PROBLEM: Write out the listing below without alteration, omitting its pictures.

INPUT FOR THIS TASK:
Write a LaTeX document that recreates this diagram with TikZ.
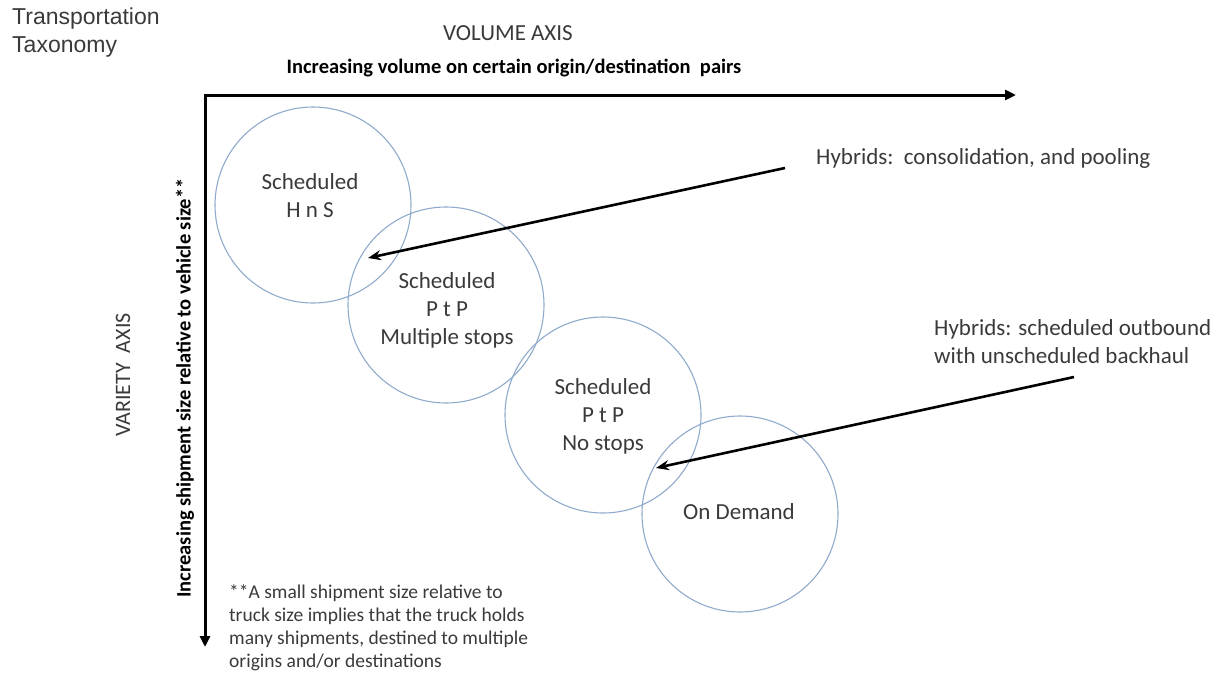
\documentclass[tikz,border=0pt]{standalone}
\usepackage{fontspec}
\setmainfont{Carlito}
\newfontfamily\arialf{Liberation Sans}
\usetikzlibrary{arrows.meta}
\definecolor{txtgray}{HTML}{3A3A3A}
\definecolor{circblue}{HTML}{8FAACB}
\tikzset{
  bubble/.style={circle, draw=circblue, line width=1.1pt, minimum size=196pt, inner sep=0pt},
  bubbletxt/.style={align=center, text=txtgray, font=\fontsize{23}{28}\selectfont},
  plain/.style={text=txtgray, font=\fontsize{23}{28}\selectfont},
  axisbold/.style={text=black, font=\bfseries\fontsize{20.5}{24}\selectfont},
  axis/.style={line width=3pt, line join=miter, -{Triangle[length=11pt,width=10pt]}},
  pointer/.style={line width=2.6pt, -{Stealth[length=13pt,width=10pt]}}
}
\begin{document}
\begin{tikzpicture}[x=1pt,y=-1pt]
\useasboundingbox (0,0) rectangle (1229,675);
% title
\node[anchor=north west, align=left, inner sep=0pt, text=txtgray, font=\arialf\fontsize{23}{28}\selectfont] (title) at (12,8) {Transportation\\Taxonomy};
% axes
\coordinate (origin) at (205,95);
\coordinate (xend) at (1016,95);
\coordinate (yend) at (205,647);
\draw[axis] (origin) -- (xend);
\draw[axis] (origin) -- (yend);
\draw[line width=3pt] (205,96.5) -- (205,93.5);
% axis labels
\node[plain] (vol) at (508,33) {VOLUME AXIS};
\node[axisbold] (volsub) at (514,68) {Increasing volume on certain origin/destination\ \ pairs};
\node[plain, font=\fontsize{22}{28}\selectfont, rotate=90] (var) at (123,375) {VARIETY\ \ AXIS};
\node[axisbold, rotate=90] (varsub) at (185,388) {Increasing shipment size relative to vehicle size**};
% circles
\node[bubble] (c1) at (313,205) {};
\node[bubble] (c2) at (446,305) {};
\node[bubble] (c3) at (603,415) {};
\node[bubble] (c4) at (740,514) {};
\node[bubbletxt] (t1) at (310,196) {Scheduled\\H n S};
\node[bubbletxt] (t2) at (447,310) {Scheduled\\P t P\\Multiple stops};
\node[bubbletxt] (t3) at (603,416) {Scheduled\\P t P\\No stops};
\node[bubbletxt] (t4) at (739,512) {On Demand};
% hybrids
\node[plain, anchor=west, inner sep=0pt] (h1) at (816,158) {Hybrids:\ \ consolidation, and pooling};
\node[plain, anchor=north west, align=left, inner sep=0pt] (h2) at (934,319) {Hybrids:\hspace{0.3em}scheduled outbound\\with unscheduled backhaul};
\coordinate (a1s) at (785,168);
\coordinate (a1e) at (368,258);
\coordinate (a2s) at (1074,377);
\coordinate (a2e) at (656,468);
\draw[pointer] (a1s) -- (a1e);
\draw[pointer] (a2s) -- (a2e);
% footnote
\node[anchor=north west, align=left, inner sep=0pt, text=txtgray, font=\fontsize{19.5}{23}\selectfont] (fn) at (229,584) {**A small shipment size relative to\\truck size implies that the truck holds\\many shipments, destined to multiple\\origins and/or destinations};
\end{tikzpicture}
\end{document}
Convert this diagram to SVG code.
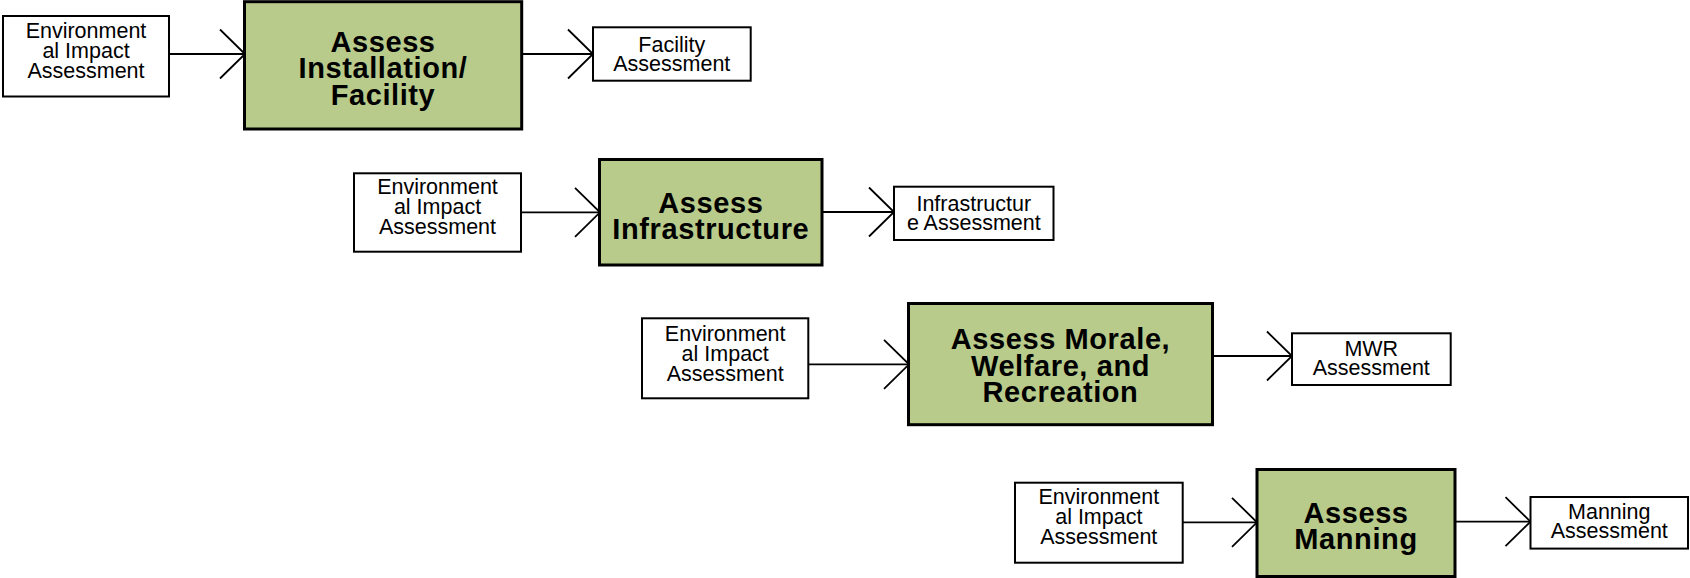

ANSWER BELOW:
Write a LaTeX document that recreates this diagram with TikZ.
\documentclass[tikz,border=0pt]{standalone}
\usepackage{fontspec}
\setmainfont{Carlito}
\newfontfamily\arialf{Liberation Sans}
\usetikzlibrary{arrows.meta}
\definecolor{txtgray}{HTML}{3A3A3A}
\definecolor{circblue}{HTML}{8FAACB}
\tikzset{
  bubble/.style={circle, draw=circblue, line width=1.1pt, minimum size=196pt, inner sep=0pt},
  bubbletxt/.style={align=center, text=txtgray, font=\fontsize{23}{28}\selectfont},
  plain/.style={text=txtgray, font=\fontsize{23}{28}\selectfont},
  axisbold/.style={text=black, font=\bfseries\fontsize{20.5}{24}\selectfont},
  axis/.style={line width=3pt, line join=miter, -{Triangle[length=11pt,width=10pt]}},
  pointer/.style={line width=2.6pt, -{Stealth[length=13pt,width=10pt]}}
}
\begin{document}
\begin{tikzpicture}[x=1pt,y=-1pt]
\useasboundingbox (0,0) rectangle (1229,675);
% title
\node[anchor=north west, align=left, inner sep=0pt, text=txtgray, font=\arialf\fontsize{23}{28}\selectfont] (title) at (12,8) {Transportation\\Taxonomy};
% axes
\coordinate (origin) at (205,95);
\coordinate (xend) at (1016,95);
\coordinate (yend) at (205,647);
\draw[axis] (origin) -- (xend);
\draw[axis] (origin) -- (yend);
\draw[line width=3pt] (205,96.5) -- (205,93.5);
% axis labels
\node[plain] (vol) at (508,33) {VOLUME AXIS};
\node[axisbold] (volsub) at (514,68) {Increasing volume on certain origin/destination\ \ pairs};
\node[plain, font=\fontsize{22}{28}\selectfont, rotate=90] (var) at (123,375) {VARIETY\ \ AXIS};
\node[axisbold, rotate=90] (varsub) at (185,388) {Increasing shipment size relative to vehicle size**};
% circles
\node[bubble] (c1) at (313,205) {};
\node[bubble] (c2) at (446,305) {};
\node[bubble] (c3) at (603,415) {};
\node[bubble] (c4) at (740,514) {};
\node[bubbletxt] (t1) at (310,196) {Scheduled\\H n S};
\node[bubbletxt] (t2) at (447,310) {Scheduled\\P t P\\Multiple stops};
\node[bubbletxt] (t3) at (603,416) {Scheduled\\P t P\\No stops};
\node[bubbletxt] (t4) at (739,512) {On Demand};
% hybrids
\node[plain, anchor=west, inner sep=0pt] (h1) at (816,158) {Hybrids:\ \ consolidation, and pooling};
\node[plain, anchor=north west, align=left, inner sep=0pt] (h2) at (934,319) {Hybrids:\hspace{0.3em}scheduled outbound\\with unscheduled backhaul};
\coordinate (a1s) at (785,168);
\coordinate (a1e) at (368,258);
\coordinate (a2s) at (1074,377);
\coordinate (a2e) at (656,468);
\draw[pointer] (a1s) -- (a1e);
\draw[pointer] (a2s) -- (a2e);
% footnote
\node[anchor=north west, align=left, inner sep=0pt, text=txtgray, font=\fontsize{19.5}{23}\selectfont] (fn) at (229,584) {**A small shipment size relative to\\truck size implies that the truck holds\\many shipments, destined to multiple\\origins and/or destinations};
\end{tikzpicture}
\end{document}
Convert this diagram to SVG code.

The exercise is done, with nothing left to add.